Sen. Ed Markey (D-Mass.) will join various groups pushing new broadband privacy regs Thursday (Oct. 20) to urge the FCC to vote on them at the Oct. 27 meeting as planned.
FCC Chairman Tom Wheeler has put that vote on the agenda, but the set-top item was on the agenda for last month's meeting before being pulled at the last minute, so clearly the groups don't want a repeat of that. Thursday is the day the FCC releases the agenda for the meeting and the sunshine period prohibition on contacting the FCC decisionmakers about the privacy item begins.
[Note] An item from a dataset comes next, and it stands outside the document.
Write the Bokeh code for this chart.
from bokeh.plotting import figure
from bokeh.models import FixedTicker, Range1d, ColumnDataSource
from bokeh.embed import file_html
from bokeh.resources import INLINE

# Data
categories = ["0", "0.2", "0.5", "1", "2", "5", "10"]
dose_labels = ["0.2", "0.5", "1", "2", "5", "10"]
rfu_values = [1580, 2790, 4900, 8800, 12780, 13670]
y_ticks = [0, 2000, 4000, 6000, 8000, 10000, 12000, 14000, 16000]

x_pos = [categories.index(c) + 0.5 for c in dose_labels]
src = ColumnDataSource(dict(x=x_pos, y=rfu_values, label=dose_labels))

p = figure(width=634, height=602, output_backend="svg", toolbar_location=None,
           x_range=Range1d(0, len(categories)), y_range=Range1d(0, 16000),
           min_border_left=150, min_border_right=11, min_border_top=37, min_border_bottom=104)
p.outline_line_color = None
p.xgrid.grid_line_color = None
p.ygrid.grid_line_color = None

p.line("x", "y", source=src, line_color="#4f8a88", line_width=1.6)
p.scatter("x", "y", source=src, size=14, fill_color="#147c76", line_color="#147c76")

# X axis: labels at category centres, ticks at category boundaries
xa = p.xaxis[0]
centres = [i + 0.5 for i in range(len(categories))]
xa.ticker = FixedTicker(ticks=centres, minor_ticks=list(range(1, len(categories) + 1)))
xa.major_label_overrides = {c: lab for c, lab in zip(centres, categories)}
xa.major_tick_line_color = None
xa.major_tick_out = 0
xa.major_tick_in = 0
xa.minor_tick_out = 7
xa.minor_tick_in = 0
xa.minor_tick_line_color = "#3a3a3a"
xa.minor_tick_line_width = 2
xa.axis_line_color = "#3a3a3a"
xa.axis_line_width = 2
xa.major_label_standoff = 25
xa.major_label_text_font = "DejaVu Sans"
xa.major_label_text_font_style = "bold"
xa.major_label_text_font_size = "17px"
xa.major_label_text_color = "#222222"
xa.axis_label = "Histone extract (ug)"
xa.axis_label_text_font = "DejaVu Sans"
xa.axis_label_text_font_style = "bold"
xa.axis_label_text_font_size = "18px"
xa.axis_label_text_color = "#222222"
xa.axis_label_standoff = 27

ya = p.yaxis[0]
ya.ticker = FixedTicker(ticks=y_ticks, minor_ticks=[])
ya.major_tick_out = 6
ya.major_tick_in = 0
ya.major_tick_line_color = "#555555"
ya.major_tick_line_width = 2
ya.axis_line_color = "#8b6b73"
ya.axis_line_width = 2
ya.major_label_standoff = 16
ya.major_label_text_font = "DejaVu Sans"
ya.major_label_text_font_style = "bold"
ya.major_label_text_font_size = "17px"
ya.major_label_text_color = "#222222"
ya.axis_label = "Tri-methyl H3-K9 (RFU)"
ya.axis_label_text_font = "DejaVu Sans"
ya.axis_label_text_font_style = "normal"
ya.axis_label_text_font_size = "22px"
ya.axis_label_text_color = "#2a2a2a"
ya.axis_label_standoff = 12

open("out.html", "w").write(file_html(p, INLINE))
The groups include Public Knowledge, the Open Technology Institute, and the Consumer Federation of America, and say the FCC "must act" to protect what they call the "growing" threat online of ISP data collection.
Wheeler's privacy proposal would make web site visits, app use histories and geolocation all sensitive data that requires ISP subs to opt in to their collection and use by third parties. ISPs point out that edge providers like Google and Facebook have no such restrictions, but Wheeler has said that IPSs have a unique window on everywhere their subs are going online.
In announcing a Thursday press conference, the groups echoed the chairman's argument, and argued that ISPs are collecting and monetizing more data on mobile use and Web histories and tracking them on the move (geolocation).